The Waldorf=Astoria (often simplified to Waldorf-Astoria) is an American 42-story luxury hotel and Art Deco landmark located on Park Avenue in Manhattan since 1931. It is owned by the Hilton Hotels Corporation.

The hotel has three American and classic European restaurants, and a beauty parlor, Kenneth's Salon, located off the main lobby. Several luxurious boutiques surround the distinctive lobby, which has won awards for its restoration to the original period character.

An even more luxurious, virtual "hotel within a hotel" in its upper section is known as The Waldorf Towers.

Though the hotel's name is often rendered with a single hyphen, it is officially spelled with an equal sign, for now-historical reasons.


An Astor family feud contributed to the events which led to the construction of the original Waldorf=Astoria on Fifth Avenue.

It started as two hotels: one owned by William Waldorf Astor, whose 13-story Waldorf Hotel was opened in 1893 and the other owned by John Jacob Astor IV, called the Astoria Hotel and opened four years later and four stories higher.

William Astor, motivated in part by a dispute with his aunt, built the original Waldorf Hotel next door to her home, on the site of his father's mansion and today's Empire State Building. The hotel was built to the specifications of George C. Boldt; he and his wife Louise had become known as the operators of the Bellevue-Stratford, a boutique hotel in Philadelphia, Pennsylvania. Louise Boldt had been instrumental in making that hotel attractive and socially acceptable to wealthy women.

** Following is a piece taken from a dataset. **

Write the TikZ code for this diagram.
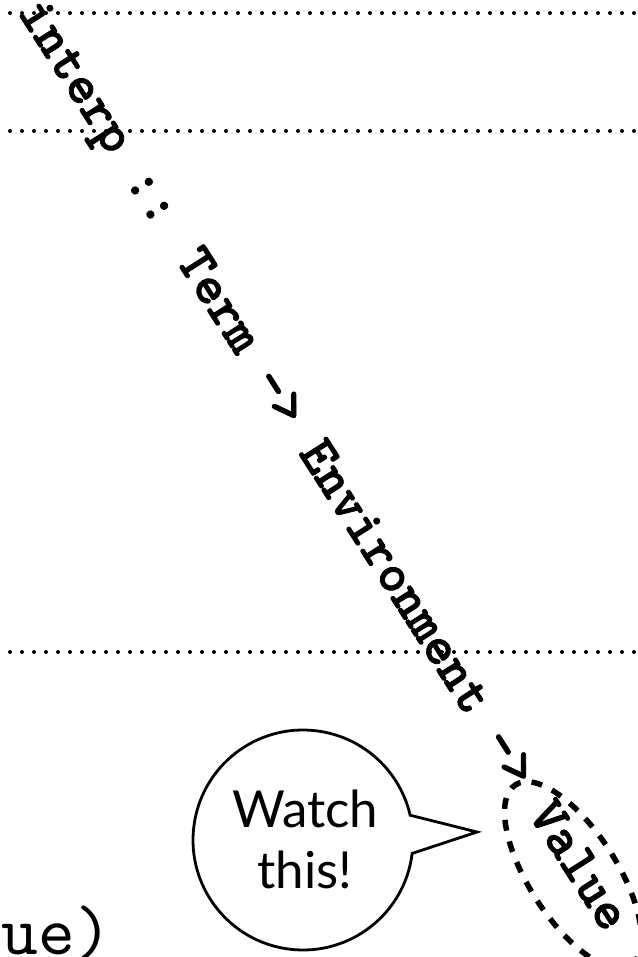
\documentclass[tikz,border=0pt]{standalone}
\usepackage{fontspec}
\setmainfont{Lato}
\newfontfamily\codefontb{lmmonolt10-bold}[Extension=.otf, FakeBold=1.5]
\newfontfamily\codefont{lmmono10-regular}[Extension=.otf]
\usetikzlibrary{shapes.geometric,calc}
\begin{document}
\begin{tikzpicture}[x=1bp,y=-1bp,
  dotline/.style={line width=4bp, line cap=round, dash pattern=on 0bp off 12bp},
  sigtext/.style={font=\codefontb\fontsize{54.3bp}{56bp}\selectfont, inner sep=0pt, anchor=base west, rotate=-57.5},
  valbox/.style={draw, ellipse, line width=5.5bp, dash pattern=on 11bp off 11bp, rotate=-57.5, minimum width=214bp, minimum height=88bp, inner sep=0pt},
  bubble/.style={draw, line width=2.8bp, line join=miter},
  bubbletext/.style={font=\fontsize{51bp}{61bp}\selectfont, align=center, inner sep=0pt},
  tailtext/.style={font=\codefont\fontsize{70bp}{72bp}\selectfont, anchor=base east, inner sep=0pt}]
\useasboundingbox (0,0) rectangle (638,957);
% dotted rules
\draw[dotline] (10,13) -- (638,13);
\draw[dotline] (10,131) -- (638,131);
\draw[dotline] (10,652) -- (638,652);
% signature
\node[sigtext] (sig) at (17,12) {interp :: Term -> Environment -> Value};
% dashed ellipse around Value
\node[valbox] (val) at (573,875) {};
% speech bubble
\coordinate (bc) at (303,840);
\coordinate (tip) at (477,832);
\draw[bubble] ($(bc)+(-13:110)$) -- (tip) -- ($(bc)+(7:110)$) arc[start angle=7, end angle=347, radius=110] -- cycle;
\node[bubbletext] (watch) at (305,839) {Watch\\this!};
% cut-off code at bottom
\node[tailtext] (tail) at (112,954) {ue)};
\end{tikzpicture}
\end{document}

William Astor's construction of a hotel next to his aunt's home furthered and strengthened his feud with her. But with Boldt's help, John Astor persuaded his aunt to move uptown. John Astor then built the Astor Hotel and leased it to Boldt. Intially foreseen as two separate entities, Boldt had planned the new structure so that it could be connected to the old by means what became known as Peacock Alley. To symbolize the connection, the name of the combined hotel was given a double hyphen. The combined Waldorf=Astoria became the largest hotel in the world at the time, while maintaining the original Waldorf's high standards.